= Sarah Fogwill =

English cricketer

Sarah Louise Fogwill (born September 1988) was a Hampshire Women's cricketer . Fogwill was right-handed batsman who bowls right arm medium.

Fogwill made her debut for Sussex in the Sussex U13's in 2002. She captained Sussex U15s and U17s to County Championship titles, as well as Senior Championship winner. Sarah successfully played for all junior ages groups and made her debut for the Senior XI under the captaincy of Alexia Walker in 2007.

In 2009 Fogwill moved cross borders to play for the Hampshire Women's Senior XI. Making her debut against Scotland in 2009, Fogwill went on to be an important all rounder, captaining Hampshire in the 2009 and 2011 seasons.

Sarah captained and coached Brighton and Hove Ladies Cricket club from 2013-2018.
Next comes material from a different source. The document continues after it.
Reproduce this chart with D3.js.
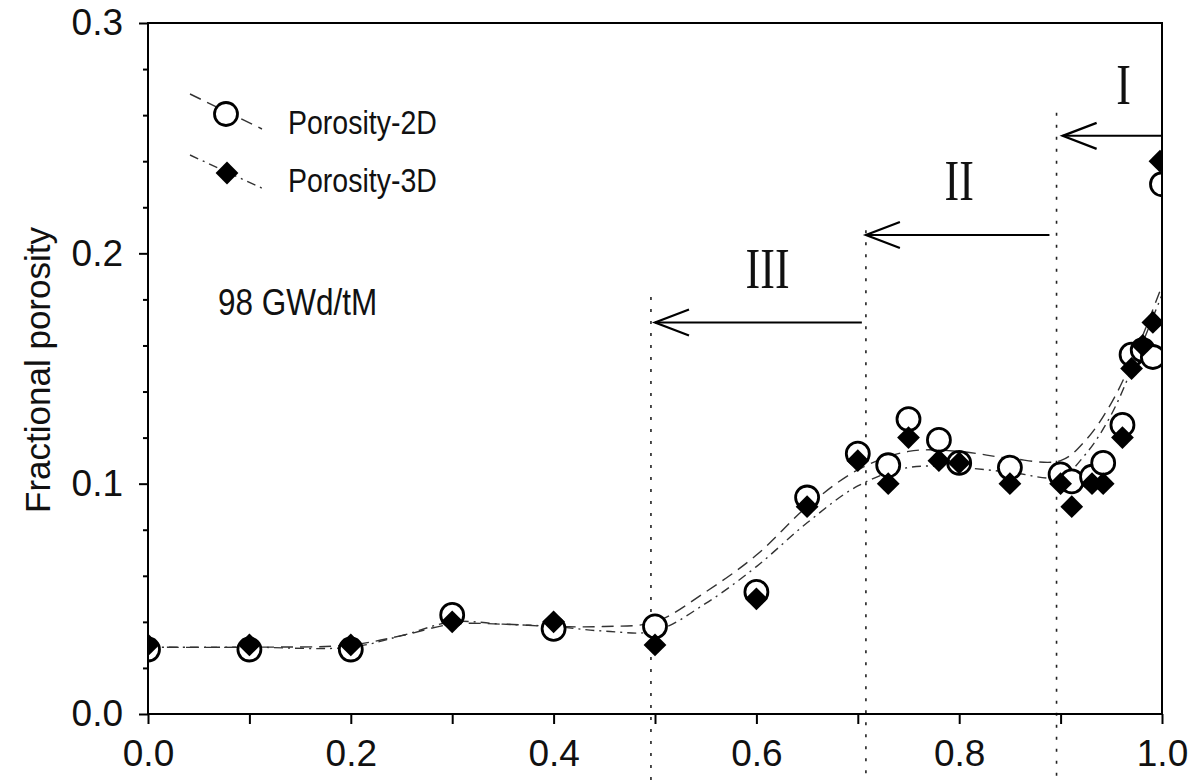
<!DOCTYPE html>
<html>
<head>
<meta charset="utf-8">
<script src="https://cdn.jsdelivr.net/npm/d3@7"></script>
<style>
  html, body { margin: 0; padding: 0; background: #fff; }
  svg { display: block; }
</style>
</head>
<body>
<svg id="chart" width="1196" height="780"></svg>
<script>
// ---------------- data ----------------
const radius2D = [0, 0.1, 0.2, 0.3, 0.4, 0.5, 0.6, 0.65, 0.7, 0.73, 0.75, 0.78, 0.8, 0.85, 0.9, 0.911, 0.931, 0.942, 0.961, 0.97, 0.981, 0.991, 1.0];
const porosity2D = [0.028, 0.028, 0.028, 0.043, 0.037, 0.038, 0.053, 0.094, 0.113, 0.108, 0.128, 0.119, 0.109, 0.107, 0.104, 0.101, 0.103, 0.109, 0.1255, 0.156, 0.158, 0.155, 0.230];
const radius3D = [0, 0.1, 0.2, 0.3, 0.4, 0.5, 0.6, 0.65, 0.7, 0.73, 0.75, 0.78, 0.8, 0.85, 0.9, 0.911, 0.931, 0.942, 0.961, 0.97, 0.981, 0.991, 0.998];
const porosity3D = [0.030, 0.030, 0.030, 0.040, 0.040, 0.030, 0.050, 0.090, 0.110, 0.100, 0.120, 0.110, 0.109, 0.100, 0.100, 0.090, 0.100, 0.100, 0.120, 0.150, 0.160, 0.170, 0.240];

const fitRadius = [0, 0.1, 0.2, 0.25, 0.3, 0.35, 0.4, 0.45, 0.5, 0.55, 0.6, 0.65, 0.7, 0.75, 0.8, 0.85, 0.9, 0.925, 0.95, 0.975, 1.0];
const fit2D = [0.029, 0.029, 0.030, 0.034, 0.039, 0.039, 0.038, 0.038, 0.040, 0.053, 0.069, 0.090, 0.106, 0.114, 0.114, 0.111, 0.110, 0.119, 0.135, 0.158, 0.186];
const fit3D = [0.029, 0.029, 0.029, 0.034, 0.040, 0.039, 0.038, 0.036, 0.036, 0.048, 0.064, 0.083, 0.099, 0.107, 0.107, 0.105, 0.103, 0.113, 0.130, 0.155, 0.182];

const xTicks = [0, 0.1, 0.2, 0.3, 0.4, 0.5, 0.6, 0.7, 0.8, 0.9, 1.0];
const xTickLabels = ["0.0", "", "0.2", "", "0.4", "", "0.6", "", "0.8", "", "1.0"];
const yMajorTicks = [0, 0.1, 0.2, 0.3];
const yTickLabels = ["0.0", "0.1", "0.2", "0.3"];
const yMinorTicks = [0.02, 0.04, 0.06, 0.08, 0.12, 0.14, 0.16, 0.18, 0.22, 0.24, 0.26, 0.28];

const regionBounds = [0.496, 0.708, 0.896];     // dotted boundaries
const regionBoundTops = [0.181, 0.210, 0.261];  // where the dotted lines start
const regionNames = ["III", "II", "I"];
const arrowFrom = [0.704, 0.889, 1.0];
const arrowTo = [0.500, 0.708, 0.902];
const arrowLevel = [0.170, 0.208, 0.251];
const labelX = [0.611, 0.800, 0.962];
const labelY = [0.193, 0.231, 0.273];

const seriesNames = ["Porosity-2D", "Porosity-3D"];
const burnupLabel = "98 GWd/tM";
const yTitle = "Fractional porosity";

// ---------------- layout ----------------
const SANS = "'Liberation Sans', Arial, sans-serif";
const SERIF = "'Liberation Serif', 'Times New Roman', serif";
const svg = d3.select("#chart");
const pL = 148, pR = 1162, pT = 23, pB = 714;
const x = d3.scaleLinear().domain([0, 1]).range([pL, pR]);
const y = d3.scaleLinear().domain([0, 0.3]).range([pB, pT]);

svg.append("defs").append("clipPath").attr("id", "plotclip")
  .append("rect").attr("x", pL).attr("y", pT).attr("width", pR - pL).attr("height", pB - pT);

// stretched text helper (the original figure is vertically stretched)
function stext(parent, tx, ty, str, size, sy, family, anchor) {
  return parent.append("text")
    .attr("transform", `translate(${tx},${ty}) scale(1,${sy})`)
    .attr("text-anchor", anchor || "start")
    .style("font-family", family || SANS)
    .style("font-size", size + "px")
    .style("fill", "#111")
    .text(str);
}

// dotted region boundaries (extend below axis)
regionBounds.forEach((b, i) => {
  svg.append("line")
    .attr("x1", x(b)).attr("x2", x(b))
    .attr("y1", y(regionBoundTops[i])).attr("y2", 780)
    .attr("stroke", "#222").attr("stroke-width", 1.6)
    .attr("stroke-dasharray", "3,9");
});

// fitted curves
const g = svg.append("g").attr("clip-path", "url(#plotclip)");
const lineGen = d3.line().x(d => x(d[0])).y(d => y(d[1])).curve(d3.curveCatmullRom.alpha(0.5));
g.append("path").datum(fitRadius.map((r, i) => [r, fit2D[i]]))
  .attr("d", lineGen).attr("fill", "none").attr("stroke", "#333").attr("stroke-width", 1.4)
  .attr("stroke-dasharray", "12,7");
g.append("path").datum(fitRadius.map((r, i) => [r, fit3D[i]]))
  .attr("d", lineGen).attr("fill", "none").attr("stroke", "#333").attr("stroke-width", 1.4)
  .attr("stroke-dasharray", "9,5,2,5");

// markers
const circleR = 11.5;
const diamond = d3.symbol().type(d3.symbolSquare).size(260);
g.selectAll("circle.p2d").data(radius2D.map((r, i) => [r, porosity2D[i]])).join("circle")
  .attr("class", "p2d").attr("cx", d => x(d[0])).attr("cy", d => y(d[1])).attr("r", circleR)
  .attr("fill", "#fff").attr("stroke", "#000").attr("stroke-width", 2.8);
g.selectAll("path.p3d").data(radius3D.map((r, i) => [r, porosity3D[i]])).join("path")
  .attr("class", "p3d").attr("d", diamond)
  .attr("transform", d => `translate(${x(d[0])},${y(d[1])}) rotate(45)`)
  .attr("fill", "#000");

// frame
svg.append("rect").attr("x", pL).attr("y", pT).attr("width", pR - pL).attr("height", pB - pT)
  .attr("fill", "none").attr("stroke", "#000").attr("stroke-width", 2);

// x axis
const xAxis = d3.axisBottom(x).tickValues(xTicks).tickSize(10).tickPadding(16)
  .tickFormat((d, i) => xTickLabels[i]);
const xa = svg.append("g").attr("transform", `translate(0,${pB})`).call(xAxis);
xa.select(".domain").remove();
xa.selectAll(".tick line").attr("stroke", "#000").attr("stroke-width", 2);
xa.selectAll(".tick text").style("font-size", "37px").style("font-family", SANS).style("fill", "#111");

// y axis
const yAxis = d3.axisLeft(y).tickValues(yMajorTicks).tickSize(9).tickPadding(16)
  .tickFormat((d, i) => yTickLabels[i]);
const ya = svg.append("g").attr("transform", `translate(${pL},0)`).call(yAxis);
ya.select(".domain").remove();
ya.selectAll(".tick line").attr("stroke", "#000").attr("stroke-width", 2);
ya.selectAll(".tick text").style("font-size", "37px").style("font-family", SANS).style("fill", "#111");
const yMinor = d3.axisLeft(y).tickValues(yMinorTicks).tickSize(5).tickFormat("");
const ym = svg.append("g").attr("transform", `translate(${pL},0)`).call(yMinor);
ym.select(".domain").remove();
ym.selectAll(".tick line").attr("stroke", "#000").attr("stroke-width", 2);

// y title
svg.append("text")
  .attr("transform", `translate(50,370) rotate(-90)`)
  .attr("text-anchor", "middle")
  .style("font-family", SANS).style("font-size", "35px").style("fill", "#111")
  .text(yTitle);

// arrows and region labels
regionNames.forEach((name, i) => {
  const y0 = y(arrowLevel[i]);
  const x0 = x(arrowFrom[i]), x1 = x(arrowTo[i]);
  svg.append("line").attr("x1", x0).attr("x2", x1).attr("y1", y0).attr("y2", y0)
    .attr("stroke", "#000").attr("stroke-width", 2);
  svg.append("path")
    .attr("d", `M${x1 + 34},${y0 - 13} L${x1},${y0} L${x1 + 34},${y0 + 13}`)
    .attr("fill", "none").attr("stroke", "#000").attr("stroke-width", 2.2);
  // baseline placed so that the cap centre sits at labelY
  stext(svg, x(labelX[i]), y(labelY[i]) + 18.5, name, 44, 1.3, SERIF, "middle");
});

// legend
const legend = svg.append("g");
legend.append("line").attr("x1", 190).attr("y1", 94).attr("x2", 262).attr("y2", 129)
  .attr("stroke", "#333").attr("stroke-width", 1.4).attr("stroke-dasharray", "12,7");
legend.append("circle").attr("cx", 226).attr("cy", 114).attr("r", circleR)
  .attr("fill", "#fff").attr("stroke", "#000").attr("stroke-width", 2.8);
legend.append("line").attr("x1", 190).attr("y1", 155).attr("x2", 266).attr("y2", 190)
  .attr("stroke", "#333").attr("stroke-width", 1.4).attr("stroke-dasharray", "9,5,2,5");
legend.append("path").attr("d", diamond).attr("transform", "translate(227,173) rotate(45)").attr("fill", "#000");
stext(legend, 288, 134, seriesNames[0], 28.5, 1.18);
stext(legend, 288, 192, seriesNames[1], 28.5, 1.18);

// burnup label
stext(svg, 218, 315, burnupLabel, 31.5, 1.15);
</script>
</body>
</html>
In 2011 Fogwill played for England in the Indoor cricket World Cup, South Africa. Following this she wrote a book for Teachers and Coaches, helping them to improve the younger generation of Cricketers. In 2017 Fogwill played for England in the Indoor cricket World Cup, Dubai. Later that year she retired undefeated Tree Tops National indoor player for over 5 years.

Sarah officially retired in 2020 after training, playing and coaching with Qatar Cricket team.

Sarah went on to teach and coach cricket abroad.

Sarah published her book KS1 AND KS2 Cricket book worldwide in 2012 with all proceeds going to charity.

==Club career==

Sarah currently plays and captains Brighton and Hove and plays for Derby indoor cricket team.

Sarah had her book "KS1 and KS2 Cricket".

Sarah subsequently went on to teach abroad and returned after 4 years.

==Overseas==
Fogwill played a season for Old Boys Collegians Cricket Club Women's First XI in Christchurch, New Zealand in 2007-2008 as a batting alrounder.